Extracted records

*****

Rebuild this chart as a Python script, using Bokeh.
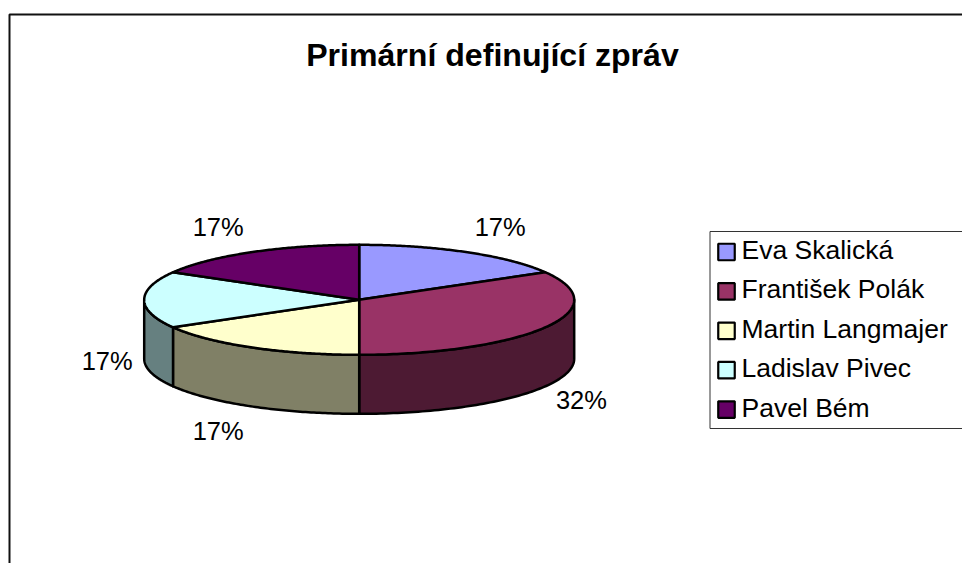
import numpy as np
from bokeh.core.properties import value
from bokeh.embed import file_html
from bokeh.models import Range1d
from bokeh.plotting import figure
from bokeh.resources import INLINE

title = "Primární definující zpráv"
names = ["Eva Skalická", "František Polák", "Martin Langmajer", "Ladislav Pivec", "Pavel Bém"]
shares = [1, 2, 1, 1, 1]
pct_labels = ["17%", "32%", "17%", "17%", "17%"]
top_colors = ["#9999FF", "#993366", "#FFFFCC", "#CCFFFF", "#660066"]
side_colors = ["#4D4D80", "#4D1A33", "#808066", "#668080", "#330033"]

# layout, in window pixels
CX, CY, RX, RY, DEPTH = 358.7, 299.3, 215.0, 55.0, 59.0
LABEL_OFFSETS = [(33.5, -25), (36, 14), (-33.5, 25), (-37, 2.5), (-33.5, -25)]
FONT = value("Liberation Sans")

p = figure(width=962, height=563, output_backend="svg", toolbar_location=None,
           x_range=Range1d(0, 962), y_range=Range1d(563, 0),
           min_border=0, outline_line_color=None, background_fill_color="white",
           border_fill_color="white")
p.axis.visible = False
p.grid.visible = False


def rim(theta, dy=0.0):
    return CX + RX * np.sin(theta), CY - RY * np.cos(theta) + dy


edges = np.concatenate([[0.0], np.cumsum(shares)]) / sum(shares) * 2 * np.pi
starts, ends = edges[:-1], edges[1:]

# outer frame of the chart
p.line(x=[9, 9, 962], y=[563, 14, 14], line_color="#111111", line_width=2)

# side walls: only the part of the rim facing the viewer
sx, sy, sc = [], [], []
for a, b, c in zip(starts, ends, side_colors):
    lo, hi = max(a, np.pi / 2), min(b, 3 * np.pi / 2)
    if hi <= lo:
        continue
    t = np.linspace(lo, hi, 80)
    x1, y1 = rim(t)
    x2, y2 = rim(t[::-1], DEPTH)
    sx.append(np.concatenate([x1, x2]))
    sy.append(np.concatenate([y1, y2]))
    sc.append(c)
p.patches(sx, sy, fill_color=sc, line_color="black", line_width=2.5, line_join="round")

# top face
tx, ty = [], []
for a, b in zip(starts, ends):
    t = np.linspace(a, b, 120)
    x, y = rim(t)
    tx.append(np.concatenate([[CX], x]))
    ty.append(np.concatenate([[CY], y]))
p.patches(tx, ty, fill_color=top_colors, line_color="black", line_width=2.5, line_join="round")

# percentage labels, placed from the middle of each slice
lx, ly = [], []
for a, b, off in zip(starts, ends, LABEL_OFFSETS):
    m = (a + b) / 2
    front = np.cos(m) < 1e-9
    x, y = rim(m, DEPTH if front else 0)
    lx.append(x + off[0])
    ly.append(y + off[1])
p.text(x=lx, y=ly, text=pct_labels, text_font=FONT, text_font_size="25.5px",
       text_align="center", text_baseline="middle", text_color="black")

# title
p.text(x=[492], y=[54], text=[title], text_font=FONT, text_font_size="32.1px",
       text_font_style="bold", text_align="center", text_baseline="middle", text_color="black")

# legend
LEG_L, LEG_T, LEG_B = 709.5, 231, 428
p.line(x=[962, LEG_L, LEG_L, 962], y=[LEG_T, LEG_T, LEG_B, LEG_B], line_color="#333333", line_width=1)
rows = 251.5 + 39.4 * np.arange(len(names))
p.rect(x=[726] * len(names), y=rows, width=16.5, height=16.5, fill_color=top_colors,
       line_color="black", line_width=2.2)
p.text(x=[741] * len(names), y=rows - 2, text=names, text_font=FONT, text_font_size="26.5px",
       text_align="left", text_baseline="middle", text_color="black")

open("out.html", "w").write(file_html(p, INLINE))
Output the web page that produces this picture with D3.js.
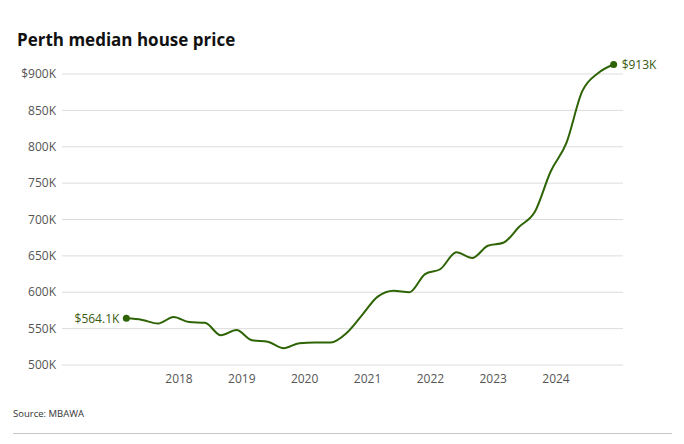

*****

> _REQUIRED TASK_: Find the word "this" in the material, then list each line that holds it.

> _THE RESPONSE_:
Rebuild this chart as a Python script, using Bokeh.
Output the web page that produces this picture with D3.js.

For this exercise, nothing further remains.